Awards and nominations[edit]

Anansi Boys won the Locus,[2] Mythopoeic, YALSA ALEX,[3] and British Fantasy[4] Awards in 2006. Despite garnering enough votes for a Hugo nomination, Gaiman declined it.[5][6]

BBC World Service radio adaptation[edit]

Mike Walker adapted Anansi Boys into a radio play for the BBC World Service. It stars Lenny Henry as Spider and Fat Charlie, Matt Lucas as Grahame Coats and Tiger, Rudolph Walker (best known as Patrick Trueman on British soap opera EastEnders) as Anansi, Doña Croll as Mrs Noah and the Bird Woman, Tameka Empson as Mrs Higgler, Petra Letang as Rosie, Jocelyn Jee Esien as Daisy, and Ben Crowe as Cabbies and other voices. It was broadcast on 17 November 2007. The original sound track was composed by Danish composer in residence Nicolai Abrahamsen. It was directed by Anne Edyvean (who also worked on the radio 3 adaptation of Signal to Noise in 1996).[7]

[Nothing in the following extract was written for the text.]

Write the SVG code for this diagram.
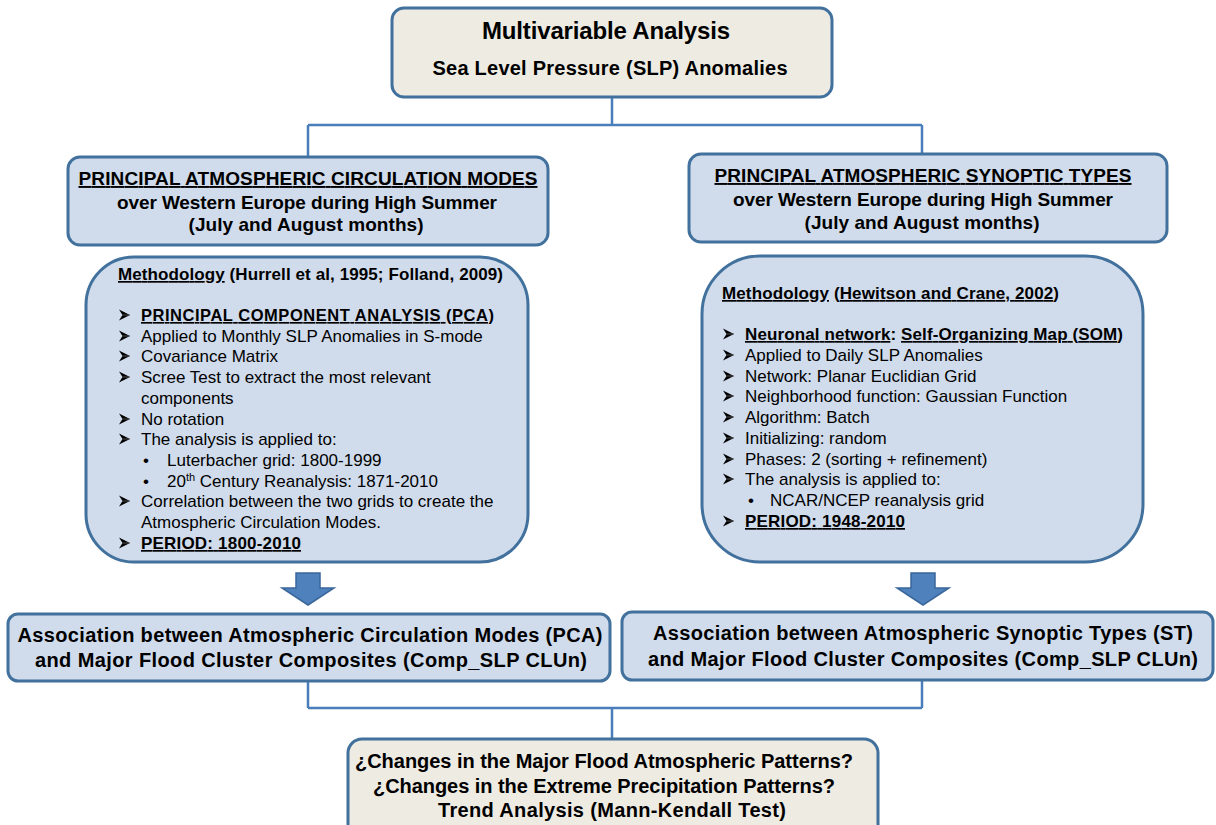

Neil Gaiman stated that he was displeased with the BBC radio adaptation, because "budget cutbacks and less broadcasting time for drama [have caused BBC to decide] it would have to be an hour-long adaptation. And bad things happen when novels get cut down to an hour. So despite a really terrific cast and production and as solid a script as could be in the circumstances, I was not happy. It felt like one of those Readers' Digest condensed books". Gaiman attributed to this sentiment his willingness to write the script of the Anansi Boys movie adaptation, saying that "I normally say no to adapting my own stuff into film. But I wanted an Anansi Boys adaptation I could be proud of, and the radio adaption had left me wanting to go: No, this is what I meant".[8]

Television adaptation[edit]

A television miniseries of Anansi Boys is being produced by the BBC.[9]